The river Tay in Perthshire offers many beats between £40 and £50 per day, that offer excellent opportunities of sport in a truly magnificent setting. My top tip would Farleyer Upper and Lower beats, on the upper Tay. Many large spring salmon are caught here in April and May, and the beat offers excellent sport in the summer when grilse a running.
Another excellent and under rated beat is the Sluie Beat on the middle reaches of the Aberdeenshire Dee. As with the Farleyer beats on the upper Tay, Sluie has a magnificent run of salmon, excellent pools and runs and can be fished for around £50 per day, which is excellent value for a beat of this quality on the Dee.
The first two choices are in the category of a so-called lesser beat on a major salmon river, the next option is definitely a prime beat on a less prestigious river. It is the Hoddom beat of the River Annan in Dumfries and Galloway. This beat is outstanding in the Autumn and given sufficient rain can be excellent in the summer for both grilse and sea trout. As with the other choices, this beat is beautiful, running through tranquil ancient deciduous forest.
Another excellent option is the Balmore beat of the river Glass (a tributary of the Beauly). This is another beautiful beat that offers excellent salmon fishing at reasonable prices.
In line with the majority of Atlantic salmon fisherman, I value my annual piscatorial adventures in Scotland and dream of sampling many more beats that are on offer. This article must be caveated by acknowledging that I have been fortunate enough to experience but a few of the magnificent beats available. I have highlighted the beats that I have found to be excellent during my trips, but cannot claim to have fished even a fraction of those on offer.

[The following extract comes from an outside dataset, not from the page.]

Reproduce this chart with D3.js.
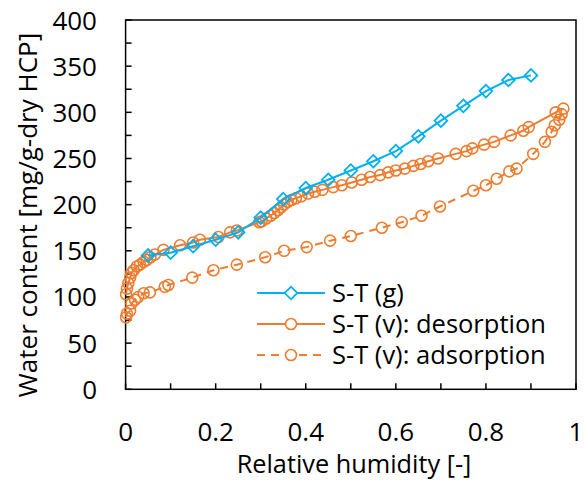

My final recommendation would be to research the beats on both fishpal and the many salmon fishing forums. Check that the beats fish well at the time of year you are proposing to fish, and ideally choose a beat that offers a chance of a fish at most river levels (the Sluie and Farleyer beats are ideal from that point of view as they clear very quickly following a spate and still offer opportunities during low flows).
Whichever beat you go to make sure you try cooking your own catch (assuming it isn’t catch and release). There are loads of amazing recipes out there just waiting to be tried.
I would be very interested to hear other people’s suggestions and would be delighted to receive comments.